* **GIVEN EXERCISE**
Only the lines from the line containing "Output the web" through the line containing "const FALLING = '#2e8b57';" should be reproduced, please, with no pictures.

* **GIVEN DATA**
-- START --

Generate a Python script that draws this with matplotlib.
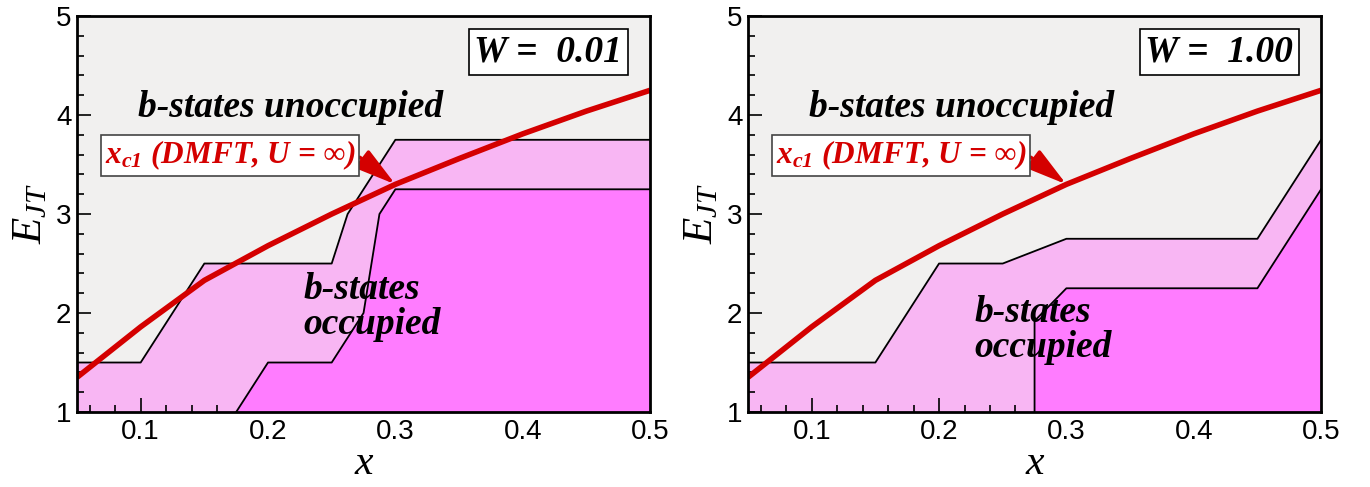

-- END --
-- START --

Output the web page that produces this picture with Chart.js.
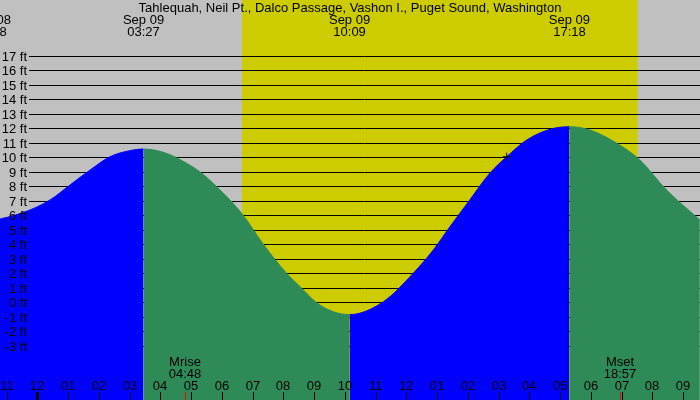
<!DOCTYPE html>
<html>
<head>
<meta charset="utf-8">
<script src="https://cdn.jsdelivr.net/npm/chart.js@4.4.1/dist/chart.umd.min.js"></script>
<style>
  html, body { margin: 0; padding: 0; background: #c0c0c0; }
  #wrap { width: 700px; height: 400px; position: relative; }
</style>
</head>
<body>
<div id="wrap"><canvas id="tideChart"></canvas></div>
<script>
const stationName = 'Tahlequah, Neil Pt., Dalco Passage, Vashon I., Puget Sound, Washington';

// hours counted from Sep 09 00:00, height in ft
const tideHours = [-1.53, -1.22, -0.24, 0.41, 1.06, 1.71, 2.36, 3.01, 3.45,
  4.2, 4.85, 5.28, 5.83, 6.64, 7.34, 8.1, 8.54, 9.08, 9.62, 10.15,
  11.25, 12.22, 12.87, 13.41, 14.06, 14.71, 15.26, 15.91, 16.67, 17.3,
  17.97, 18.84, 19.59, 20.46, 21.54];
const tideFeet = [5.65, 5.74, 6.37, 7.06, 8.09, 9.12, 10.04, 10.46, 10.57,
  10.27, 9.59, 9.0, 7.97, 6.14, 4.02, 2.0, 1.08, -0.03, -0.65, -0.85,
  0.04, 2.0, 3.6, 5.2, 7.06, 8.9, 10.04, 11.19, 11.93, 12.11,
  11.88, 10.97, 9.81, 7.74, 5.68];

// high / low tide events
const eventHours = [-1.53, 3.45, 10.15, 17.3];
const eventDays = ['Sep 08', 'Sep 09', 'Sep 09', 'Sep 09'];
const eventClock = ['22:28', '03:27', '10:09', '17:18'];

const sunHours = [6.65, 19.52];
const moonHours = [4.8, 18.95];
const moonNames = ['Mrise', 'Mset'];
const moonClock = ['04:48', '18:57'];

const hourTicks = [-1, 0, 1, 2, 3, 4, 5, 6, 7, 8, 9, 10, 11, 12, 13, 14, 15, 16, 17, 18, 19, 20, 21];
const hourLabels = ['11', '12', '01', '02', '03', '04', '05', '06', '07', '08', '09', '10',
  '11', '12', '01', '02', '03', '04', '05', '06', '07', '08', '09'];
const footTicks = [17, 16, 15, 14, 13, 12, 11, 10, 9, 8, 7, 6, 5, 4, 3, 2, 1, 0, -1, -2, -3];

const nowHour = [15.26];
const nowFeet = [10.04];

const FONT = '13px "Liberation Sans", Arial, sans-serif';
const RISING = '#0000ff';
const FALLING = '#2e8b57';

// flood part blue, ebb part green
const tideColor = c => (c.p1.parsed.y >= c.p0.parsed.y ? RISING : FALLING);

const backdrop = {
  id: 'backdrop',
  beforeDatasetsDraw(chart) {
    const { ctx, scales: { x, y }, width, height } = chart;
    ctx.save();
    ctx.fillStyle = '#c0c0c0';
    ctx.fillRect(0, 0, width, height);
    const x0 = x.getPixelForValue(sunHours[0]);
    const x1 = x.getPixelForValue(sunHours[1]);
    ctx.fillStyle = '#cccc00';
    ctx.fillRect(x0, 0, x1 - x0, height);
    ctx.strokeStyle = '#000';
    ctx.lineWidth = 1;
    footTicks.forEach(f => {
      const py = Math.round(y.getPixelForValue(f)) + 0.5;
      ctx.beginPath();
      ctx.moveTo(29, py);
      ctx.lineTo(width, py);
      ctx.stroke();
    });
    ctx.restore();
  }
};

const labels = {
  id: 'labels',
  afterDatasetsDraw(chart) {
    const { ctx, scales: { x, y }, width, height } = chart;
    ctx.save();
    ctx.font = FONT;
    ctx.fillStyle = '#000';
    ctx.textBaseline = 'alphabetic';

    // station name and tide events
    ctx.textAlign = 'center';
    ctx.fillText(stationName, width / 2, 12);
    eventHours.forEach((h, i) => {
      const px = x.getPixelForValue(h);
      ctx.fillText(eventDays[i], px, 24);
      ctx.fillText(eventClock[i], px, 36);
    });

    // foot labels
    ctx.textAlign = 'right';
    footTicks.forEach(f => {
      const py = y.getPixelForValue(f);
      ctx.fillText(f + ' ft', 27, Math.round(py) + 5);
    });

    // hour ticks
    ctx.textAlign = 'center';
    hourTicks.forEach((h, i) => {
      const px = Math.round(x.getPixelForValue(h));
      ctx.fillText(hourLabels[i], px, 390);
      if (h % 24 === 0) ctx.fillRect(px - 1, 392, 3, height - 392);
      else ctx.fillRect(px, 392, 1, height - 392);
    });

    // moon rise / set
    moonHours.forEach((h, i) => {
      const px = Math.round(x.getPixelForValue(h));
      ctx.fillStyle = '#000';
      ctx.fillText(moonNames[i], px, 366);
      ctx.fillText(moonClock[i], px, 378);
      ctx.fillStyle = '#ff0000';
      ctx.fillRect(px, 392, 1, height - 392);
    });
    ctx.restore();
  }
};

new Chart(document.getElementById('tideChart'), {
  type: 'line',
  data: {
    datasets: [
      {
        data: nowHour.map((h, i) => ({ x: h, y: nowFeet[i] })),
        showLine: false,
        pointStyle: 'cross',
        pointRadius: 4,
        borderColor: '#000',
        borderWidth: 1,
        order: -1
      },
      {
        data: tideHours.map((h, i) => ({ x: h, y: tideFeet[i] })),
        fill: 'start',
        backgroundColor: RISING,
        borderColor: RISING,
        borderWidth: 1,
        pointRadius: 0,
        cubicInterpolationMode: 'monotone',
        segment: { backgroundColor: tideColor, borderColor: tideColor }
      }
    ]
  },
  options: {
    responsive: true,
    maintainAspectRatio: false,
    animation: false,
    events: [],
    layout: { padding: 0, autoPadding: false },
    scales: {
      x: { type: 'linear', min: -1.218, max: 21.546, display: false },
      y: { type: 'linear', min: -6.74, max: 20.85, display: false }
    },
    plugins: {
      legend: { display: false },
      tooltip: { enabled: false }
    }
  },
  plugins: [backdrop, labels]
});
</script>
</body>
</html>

-- END --
-- START --

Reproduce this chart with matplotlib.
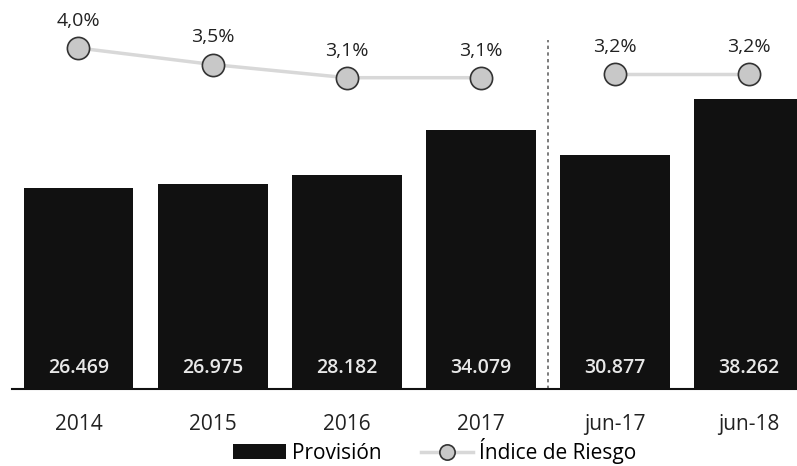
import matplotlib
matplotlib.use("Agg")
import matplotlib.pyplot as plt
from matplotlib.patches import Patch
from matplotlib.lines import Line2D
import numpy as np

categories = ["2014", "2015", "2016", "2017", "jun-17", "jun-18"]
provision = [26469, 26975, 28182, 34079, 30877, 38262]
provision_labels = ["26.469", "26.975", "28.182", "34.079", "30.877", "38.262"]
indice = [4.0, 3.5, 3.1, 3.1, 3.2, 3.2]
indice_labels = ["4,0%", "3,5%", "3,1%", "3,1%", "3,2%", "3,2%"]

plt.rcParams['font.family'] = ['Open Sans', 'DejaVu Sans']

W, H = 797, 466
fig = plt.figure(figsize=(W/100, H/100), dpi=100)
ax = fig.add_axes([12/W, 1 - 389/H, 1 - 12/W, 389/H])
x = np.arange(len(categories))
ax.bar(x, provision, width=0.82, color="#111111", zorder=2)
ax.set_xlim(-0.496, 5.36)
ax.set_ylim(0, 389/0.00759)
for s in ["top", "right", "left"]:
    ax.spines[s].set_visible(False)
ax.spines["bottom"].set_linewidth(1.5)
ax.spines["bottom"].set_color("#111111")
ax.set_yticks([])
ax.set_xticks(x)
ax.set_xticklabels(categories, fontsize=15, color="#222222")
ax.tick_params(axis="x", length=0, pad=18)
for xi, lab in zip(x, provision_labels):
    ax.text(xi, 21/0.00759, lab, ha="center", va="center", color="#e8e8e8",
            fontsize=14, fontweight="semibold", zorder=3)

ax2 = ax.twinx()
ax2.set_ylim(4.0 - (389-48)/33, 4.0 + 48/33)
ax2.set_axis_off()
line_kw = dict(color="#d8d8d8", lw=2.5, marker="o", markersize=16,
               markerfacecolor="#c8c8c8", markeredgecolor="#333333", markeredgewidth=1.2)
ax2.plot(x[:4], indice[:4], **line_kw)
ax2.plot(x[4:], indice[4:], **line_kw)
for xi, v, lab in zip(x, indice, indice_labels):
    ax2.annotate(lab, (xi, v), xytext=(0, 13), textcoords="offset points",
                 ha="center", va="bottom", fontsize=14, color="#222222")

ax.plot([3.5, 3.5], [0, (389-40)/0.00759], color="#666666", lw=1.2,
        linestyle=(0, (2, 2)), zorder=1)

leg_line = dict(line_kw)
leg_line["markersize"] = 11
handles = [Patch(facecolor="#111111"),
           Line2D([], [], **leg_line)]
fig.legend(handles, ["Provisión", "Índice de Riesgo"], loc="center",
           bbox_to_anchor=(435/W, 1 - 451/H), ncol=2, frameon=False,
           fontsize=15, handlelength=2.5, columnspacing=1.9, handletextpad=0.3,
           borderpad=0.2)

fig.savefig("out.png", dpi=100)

-- END --

* **OUTPUT BELOW**
Output the web page that produces this picture with Chart.js.
<!DOCTYPE html>
<html>
<head>
<meta charset="utf-8">
<script src="https://cdn.jsdelivr.net/npm/chart.js@4.4.1/dist/chart.umd.min.js"></script>
<style>
  html, body { margin: 0; padding: 0; background: #c0c0c0; }
  #wrap { width: 700px; height: 400px; position: relative; }
</style>
</head>
<body>
<div id="wrap"><canvas id="tideChart"></canvas></div>
<script>
const stationName = 'Tahlequah, Neil Pt., Dalco Passage, Vashon I., Puget Sound, Washington';

// hours counted from Sep 09 00:00, height in ft
const tideHours = [-1.53, -1.22, -0.24, 0.41, 1.06, 1.71, 2.36, 3.01, 3.45,
  4.2, 4.85, 5.28, 5.83, 6.64, 7.34, 8.1, 8.54, 9.08, 9.62, 10.15,
  11.25, 12.22, 12.87, 13.41, 14.06, 14.71, 15.26, 15.91, 16.67, 17.3,
  17.97, 18.84, 19.59, 20.46, 21.54];
const tideFeet = [5.65, 5.74, 6.37, 7.06, 8.09, 9.12, 10.04, 10.46, 10.57,
  10.27, 9.59, 9.0, 7.97, 6.14, 4.02, 2.0, 1.08, -0.03, -0.65, -0.85,
  0.04, 2.0, 3.6, 5.2, 7.06, 8.9, 10.04, 11.19, 11.93, 12.11,
  11.88, 10.97, 9.81, 7.74, 5.68];

// high / low tide events
const eventHours = [-1.53, 3.45, 10.15, 17.3];
const eventDays = ['Sep 08', 'Sep 09', 'Sep 09', 'Sep 09'];
const eventClock = ['22:28', '03:27', '10:09', '17:18'];

const sunHours = [6.65, 19.52];
const moonHours = [4.8, 18.95];
const moonNames = ['Mrise', 'Mset'];
const moonClock = ['04:48', '18:57'];

const hourTicks = [-1, 0, 1, 2, 3, 4, 5, 6, 7, 8, 9, 10, 11, 12, 13, 14, 15, 16, 17, 18, 19, 20, 21];
const hourLabels = ['11', '12', '01', '02', '03', '04', '05', '06', '07', '08', '09', '10',
  '11', '12', '01', '02', '03', '04', '05', '06', '07', '08', '09'];
const footTicks = [17, 16, 15, 14, 13, 12, 11, 10, 9, 8, 7, 6, 5, 4, 3, 2, 1, 0, -1, -2, -3];

const nowHour = [15.26];
const nowFeet = [10.04];

const FONT = '13px "Liberation Sans", Arial, sans-serif';
const RISING = '#0000ff';
const FALLING = '#2e8b57';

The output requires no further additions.